Outra preocupação admirável de A Queda é representar a quase inexplicável fascinação que Hitler exercia sobre seus comandados; mesmo sofrendo de uma demência clara e de uma paranóia inegável, o Führer conta com a fidelidade irrestrita de seus generais, que encaram como justas suas constantes explosões de raiva e suas recriminações infindáveis (e aqui devo abrir um parênteses para dizer que a performance do veterano Bruno Ganz neste longa é uma das melhores de sua já brilhante carreira). Sim, Hitler dispara ordens para tropas que já não existem e delira sobre a ressurreição impossível da Luftwaffe, mas, ainda assim, a possibilidade de vê-lo derrotado apavora aqueles experientes militares.
Revelando uma coragem admirável, o cineasta alemão Oliver Hirschbiegel demonstra não temer críticas vazias sobre o retrato tridimensional que faz de Adolf Hitler e dedica-se totalmente à análise do colapso moral, humano e psicológico do ditador – e, simultaneamente, estabelece com talento e segurança a situação opressiva e desesperadora que todas aquelas pessoas viveram nos bunkers (muitas delas merecendo o destino cruel que tiveram; algumas – como Traudl Junge – simplesmente pagando pelo pecado da omissão). Aliás, não fiquei surpreso ao constatar que Hirschbiegel dirigiu também o interessante A Experiência, sobre um grupo de homens que se submete a um experimento psicológico que simula as condições de uma prisão e que logo revela os aspectos mais cruéis da natureza humana: temática e narrativamente, os dois filmes têm muito em comum. Para finalizar, é fundamental reconhecer o impressionante trabalho de direção de arte do filme, que recria a Berlim totalmente destruída do pós-Guerra – e o maior elogio que posso fazer neste sentido é dizer que seus cenários não ficam nada a desejar com relação à cidade vista em Alemanha, Ano Zero, de Roberto Rossellini – que foi realmente rodado nos escombros da capital alemã.

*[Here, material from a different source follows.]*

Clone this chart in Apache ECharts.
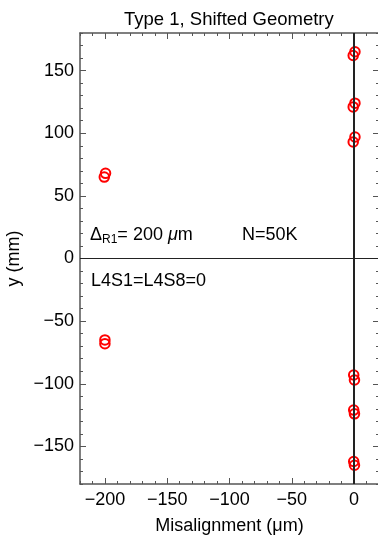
<!DOCTYPE html>
<html>
<head>
<meta charset="utf-8">
<script src="https://cdn.jsdelivr.net/npm/echarts@6/dist/echarts.min.js"></script>
<style>
  html, body { margin: 0; padding: 0; background: #fff; }
  #chart { width: 378px; height: 538px; }
</style>
</head>
<body>
<div id="chart"></div>
<script>
// misalignment (um) and y (mm) for each hit
const shiftedX = [-199.5, -200.5, -200, -200];
const shiftedY = [68, 65, -65, -68];
const nominalX = [0.7, -0.7, 0.7, -0.7, 0.7, -0.7, -0.3, 0.3, -0.3, 0.3, -0.3, 0.3];
const nominalY = [165, 162, 124, 121, 97, 93, -93, -97, -121, -124, -162, -165];

const xTicks = [-200, -150, -100, -50, 0];
const yTicks = [-150, -100, -50, 0, 50, 100, 150];

const font = 'Liberation Sans, Arial, sans-serif';
const frameColor = '#555';

function toPoints(xs, ys) {
    let pts = [];
    for (let i = 0; i < xs.length; i++) pts.push([xs[i], ys[i]]);
    return pts;
}

let myChart = echarts.init(document.getElementById('chart'));

function majorAxis(extra) {
    return Object.assign({
        type: 'value',
        axisLine: { show: true, onZero: false, lineStyle: { color: frameColor, width: 1.5 } },
        splitLine: { show: false }
    }, extra);
}
function minorAxis(extra) {
    return Object.assign({
        type: 'value', interval: 10,
        axisLine: { show: false, onZero: false },
        axisLabel: { show: false },
        axisTick: { show: true, inside: true, length: 3, lineStyle: { color: frameColor, width: 1 } },
        splitLine: { show: false }
    }, extra);
}
let majorTick = (vals) => ({ show: true, inside: true, length: 6, customValues: vals, lineStyle: { color: frameColor, width: 1 } });
let fmt = v => (v < 0 ? '\u2212' + Math.abs(v) : '' + v);

let option = {
    animation: false,
    backgroundColor: '#fff',
    title: {
        text: 'Type 1, Shifted Geometry',
        left: 119, top: 5,
        textStyle: { fontFamily: font, fontSize: 18.5, fontWeight: 'normal', color: '#000' }
    },
    grid: { left: 80, right: -1, top: 33, bottom: 54, containLabel: false, outerBoundsMode: 'none' },
    xAxis: [
        majorAxis({
            min: -220, max: 20, position: 'bottom',
            name: 'Misalignment (\u03bcm)', nameLocation: 'middle', nameGap: 33,
            nameTextStyle: { fontFamily: font, fontSize: 18, color: '#000' },
            axisLabel: { fontFamily: font, fontSize: 18, color: '#000', margin: 7, customValues: xTicks, formatter: fmt },
            axisTick: majorTick(xTicks)
        }),
        majorAxis({
            min: -220, max: 20, position: 'top',
            axisLabel: { show: false },
            axisTick: majorTick(xTicks)
        }),
        minorAxis({ min: -220, max: 20, position: 'bottom' }),
        minorAxis({ min: -220, max: 20, position: 'top' })
    ],
    yAxis: [
        majorAxis({
            min: -180, max: 180, position: 'left',
            name: 'y (mm)', nameLocation: 'middle', nameGap: 54,
            nameTextStyle: { fontFamily: font, fontSize: 18, color: '#000' },
            axisLabel: { fontFamily: font, fontSize: 18, color: '#000', margin: 6, customValues: yTicks, formatter: fmt },
            axisTick: majorTick(yTicks)
        }),
        majorAxis({
            min: -180, max: 180, position: 'right',
            axisLabel: { show: false },
            axisTick: majorTick(yTicks)
        }),
        minorAxis({ min: -180, max: 180, position: 'left' }),
        minorAxis({ min: -180, max: 180, position: 'right' })
    ],
    graphic: [
        {
            type: 'text', left: 90, top: 226,
            style: {
                text: '\u0394{sub|R1}= 200 {i|\u03bc}m',
                fontFamily: font, fontSize: 18, fill: '#000',
                rich: {
                    sub: { fontFamily: font, fontSize: 12, padding: [9, 0, 0, 0] },
                    i: { fontFamily: font, fontSize: 18, fontStyle: 'italic' }
                }
            }
        },
        {
            type: 'text', left: 242, top: 226,
            style: { text: 'N=50K', fontFamily: font, fontSize: 18, fill: '#000' }
        },
        {
            type: 'text', left: 91, top: 272,
            style: { text: 'L4S1=L4S8=0', fontFamily: font, fontSize: 18, fill: '#000' }
        }
    ],
    series: [
        {
            type: 'scatter', data: [], z: 1, silent: true,
            markLine: {
                symbol: 'none', silent: true, animation: false, label: { show: false },
                data: [
                    { xAxis: 0, lineStyle: { color: '#222', width: 2, type: 'solid' } },
                    { yAxis: 0, lineStyle: { color: '#222', width: 1, type: 'solid' } }
                ]
            }
        },
        {
            type: 'scatter', z: 3, symbol: 'circle', symbolSize: 9.5,
            itemStyle: { color: 'rgba(0,0,0,0)', borderColor: '#ff0000', borderWidth: 2, opacity: 1 },
            data: toPoints(nominalX, nominalY)
        },
        {
            type: 'scatter', z: 3, symbol: 'circle', symbolSize: 9.5,
            itemStyle: { color: 'rgba(0,0,0,0)', borderColor: '#ff0000', borderWidth: 2, opacity: 1 },
            data: toPoints(shiftedX, shiftedY)
        }
    ]
};

myChart.setOption(option);
</script>
</body>
</html>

Como já expliquei, um dos maiores méritos de A Queda diz respeito à inteligência com que estabelece o fascínio e a fidelidade que Adolf Hitler despertava em seus seguidores – um encantamento capaz de levar uma mãe a atos extremos para evitar que seus filhos vivam em um mundo sem a influência do ditador. E a prova maior da sensibilidade de Hirschbiegel reside em sua capacidade de levar o espectador a chorar pelos filhos de ninguém menos do que Goebbels – algo que reafirma nossa própria humanidade.
Afinal, ao despertar nossa compaixão pela prole de um casal tão detestável, o cineasta nos `força` a praticar uma das maiores virtudes do ser humano: a compaixão. E esta é uma das grandes lições de A Queda: a compreensão de que o ódio cego nos diminui tanto quanto ao inimigo.